WHAT TO DO: Work out the number of lines with the word "script" in the material below, then reply with that number only.

RECORDS PROVIDED:
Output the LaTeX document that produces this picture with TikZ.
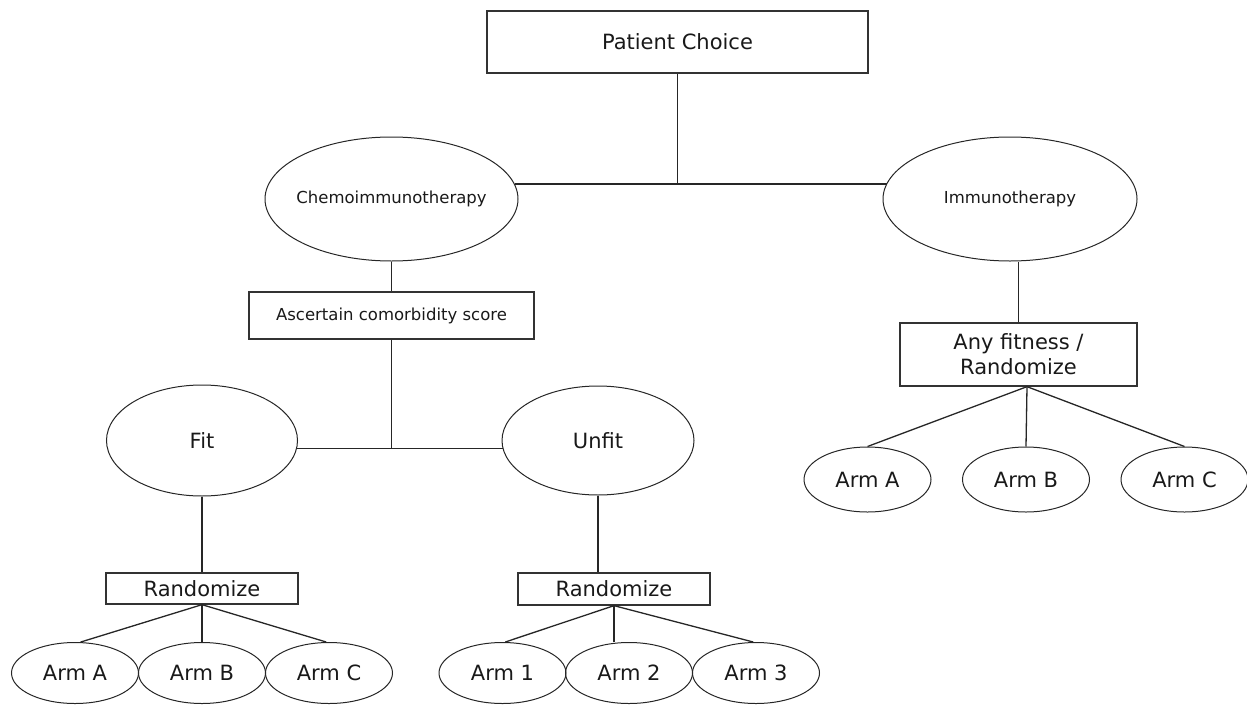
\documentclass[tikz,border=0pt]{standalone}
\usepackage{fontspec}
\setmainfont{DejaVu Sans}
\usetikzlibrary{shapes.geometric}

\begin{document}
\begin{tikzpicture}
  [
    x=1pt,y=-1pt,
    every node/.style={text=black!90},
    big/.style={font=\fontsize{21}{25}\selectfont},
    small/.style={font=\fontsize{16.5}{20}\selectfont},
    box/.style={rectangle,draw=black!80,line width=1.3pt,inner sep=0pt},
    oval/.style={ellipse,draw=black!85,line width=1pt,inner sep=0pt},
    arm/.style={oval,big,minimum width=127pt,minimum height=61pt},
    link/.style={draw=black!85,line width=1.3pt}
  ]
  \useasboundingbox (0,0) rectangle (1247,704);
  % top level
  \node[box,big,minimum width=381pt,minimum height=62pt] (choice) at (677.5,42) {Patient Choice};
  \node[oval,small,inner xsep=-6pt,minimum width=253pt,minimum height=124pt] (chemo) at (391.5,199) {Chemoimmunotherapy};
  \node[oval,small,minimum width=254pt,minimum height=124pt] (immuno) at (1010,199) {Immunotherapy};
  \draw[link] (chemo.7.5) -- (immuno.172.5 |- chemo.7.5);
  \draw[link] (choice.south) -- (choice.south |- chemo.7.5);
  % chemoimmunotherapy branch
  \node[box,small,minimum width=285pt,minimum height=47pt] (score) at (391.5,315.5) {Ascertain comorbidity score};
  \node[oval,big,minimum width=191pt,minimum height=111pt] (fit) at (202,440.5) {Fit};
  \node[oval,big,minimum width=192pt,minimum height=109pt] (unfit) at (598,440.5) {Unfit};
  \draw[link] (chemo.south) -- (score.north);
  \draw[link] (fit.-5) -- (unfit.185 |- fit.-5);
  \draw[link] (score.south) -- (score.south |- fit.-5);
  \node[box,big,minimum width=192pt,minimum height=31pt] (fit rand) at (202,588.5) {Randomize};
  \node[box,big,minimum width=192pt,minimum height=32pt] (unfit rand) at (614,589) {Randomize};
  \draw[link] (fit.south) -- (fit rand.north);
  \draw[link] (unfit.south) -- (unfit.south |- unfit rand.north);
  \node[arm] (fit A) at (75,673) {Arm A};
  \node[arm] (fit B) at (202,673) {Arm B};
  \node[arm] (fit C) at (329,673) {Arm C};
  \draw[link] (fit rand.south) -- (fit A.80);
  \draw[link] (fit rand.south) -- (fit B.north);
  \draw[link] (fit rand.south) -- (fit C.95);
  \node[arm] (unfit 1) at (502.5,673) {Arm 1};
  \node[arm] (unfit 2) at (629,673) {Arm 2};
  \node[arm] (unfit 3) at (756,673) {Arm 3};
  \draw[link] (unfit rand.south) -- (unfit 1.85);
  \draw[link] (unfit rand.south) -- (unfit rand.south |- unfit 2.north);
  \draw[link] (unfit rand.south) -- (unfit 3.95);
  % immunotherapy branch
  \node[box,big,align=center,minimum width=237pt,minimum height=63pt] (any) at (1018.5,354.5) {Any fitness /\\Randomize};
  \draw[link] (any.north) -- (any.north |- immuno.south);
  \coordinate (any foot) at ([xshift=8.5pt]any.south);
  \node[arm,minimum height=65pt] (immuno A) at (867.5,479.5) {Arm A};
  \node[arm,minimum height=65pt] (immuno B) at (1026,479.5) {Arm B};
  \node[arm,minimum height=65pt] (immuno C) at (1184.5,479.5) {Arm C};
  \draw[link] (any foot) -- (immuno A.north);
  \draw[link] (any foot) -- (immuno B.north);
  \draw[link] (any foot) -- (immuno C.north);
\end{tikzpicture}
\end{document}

==

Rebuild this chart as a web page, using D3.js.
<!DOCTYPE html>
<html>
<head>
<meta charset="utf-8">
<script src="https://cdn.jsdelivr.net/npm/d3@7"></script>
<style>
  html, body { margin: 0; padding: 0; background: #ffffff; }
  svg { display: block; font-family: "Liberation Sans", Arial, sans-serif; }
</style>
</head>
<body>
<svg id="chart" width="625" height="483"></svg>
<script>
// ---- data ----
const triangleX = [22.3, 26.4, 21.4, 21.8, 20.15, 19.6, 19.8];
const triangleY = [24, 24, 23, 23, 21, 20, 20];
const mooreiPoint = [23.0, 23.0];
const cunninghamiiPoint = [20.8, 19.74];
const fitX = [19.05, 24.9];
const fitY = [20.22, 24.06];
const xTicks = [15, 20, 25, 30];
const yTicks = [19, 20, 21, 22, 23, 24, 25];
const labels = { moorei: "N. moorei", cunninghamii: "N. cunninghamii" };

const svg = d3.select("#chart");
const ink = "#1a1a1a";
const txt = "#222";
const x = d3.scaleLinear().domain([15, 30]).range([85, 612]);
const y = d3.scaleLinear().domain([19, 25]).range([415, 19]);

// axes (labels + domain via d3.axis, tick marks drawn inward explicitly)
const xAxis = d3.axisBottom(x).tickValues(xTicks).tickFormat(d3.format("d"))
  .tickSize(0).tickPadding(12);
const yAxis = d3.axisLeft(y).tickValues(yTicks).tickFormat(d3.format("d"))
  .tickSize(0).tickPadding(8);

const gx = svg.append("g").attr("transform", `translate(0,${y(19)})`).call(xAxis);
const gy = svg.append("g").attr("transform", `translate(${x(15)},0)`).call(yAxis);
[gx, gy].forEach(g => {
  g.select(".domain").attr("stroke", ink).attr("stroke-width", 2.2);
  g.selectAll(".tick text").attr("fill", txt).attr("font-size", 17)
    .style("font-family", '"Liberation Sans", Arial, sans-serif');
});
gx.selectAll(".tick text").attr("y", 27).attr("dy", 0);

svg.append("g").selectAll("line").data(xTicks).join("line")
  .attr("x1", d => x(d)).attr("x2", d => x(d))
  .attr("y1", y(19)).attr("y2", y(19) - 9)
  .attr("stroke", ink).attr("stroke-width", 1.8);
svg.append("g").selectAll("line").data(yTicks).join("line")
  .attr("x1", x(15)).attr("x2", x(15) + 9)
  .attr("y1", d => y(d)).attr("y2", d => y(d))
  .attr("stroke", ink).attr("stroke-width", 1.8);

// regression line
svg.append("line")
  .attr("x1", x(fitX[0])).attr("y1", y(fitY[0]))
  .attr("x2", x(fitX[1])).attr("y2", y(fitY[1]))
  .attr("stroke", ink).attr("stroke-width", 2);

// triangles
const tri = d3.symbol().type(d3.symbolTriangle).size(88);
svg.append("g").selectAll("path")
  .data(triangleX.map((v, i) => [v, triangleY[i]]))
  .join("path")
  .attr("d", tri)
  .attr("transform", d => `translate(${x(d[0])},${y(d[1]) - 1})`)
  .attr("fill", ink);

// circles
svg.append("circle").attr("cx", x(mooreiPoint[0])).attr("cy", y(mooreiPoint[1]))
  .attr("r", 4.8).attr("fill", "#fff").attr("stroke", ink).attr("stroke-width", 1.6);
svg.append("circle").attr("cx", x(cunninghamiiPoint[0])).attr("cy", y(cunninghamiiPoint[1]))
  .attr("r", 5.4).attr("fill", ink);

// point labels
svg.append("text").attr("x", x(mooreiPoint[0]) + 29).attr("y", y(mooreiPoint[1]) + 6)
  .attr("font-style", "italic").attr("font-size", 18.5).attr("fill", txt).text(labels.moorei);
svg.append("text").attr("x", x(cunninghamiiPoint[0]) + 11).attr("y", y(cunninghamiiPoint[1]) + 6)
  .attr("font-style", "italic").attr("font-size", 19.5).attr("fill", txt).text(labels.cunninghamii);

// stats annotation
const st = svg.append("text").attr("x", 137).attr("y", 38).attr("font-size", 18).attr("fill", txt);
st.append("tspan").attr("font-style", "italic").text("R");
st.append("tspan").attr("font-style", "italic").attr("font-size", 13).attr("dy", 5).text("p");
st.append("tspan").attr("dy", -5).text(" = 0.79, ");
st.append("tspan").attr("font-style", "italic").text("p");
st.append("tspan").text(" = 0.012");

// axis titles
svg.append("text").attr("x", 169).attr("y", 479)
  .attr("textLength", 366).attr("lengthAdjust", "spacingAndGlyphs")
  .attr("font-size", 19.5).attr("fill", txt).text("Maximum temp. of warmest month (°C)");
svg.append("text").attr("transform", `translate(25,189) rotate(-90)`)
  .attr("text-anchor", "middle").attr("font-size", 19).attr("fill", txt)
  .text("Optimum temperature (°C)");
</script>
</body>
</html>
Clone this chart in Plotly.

...

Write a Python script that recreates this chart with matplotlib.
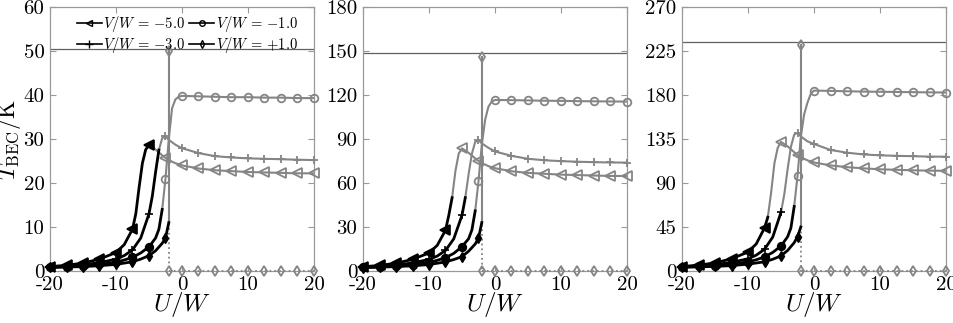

THE RESULT: 4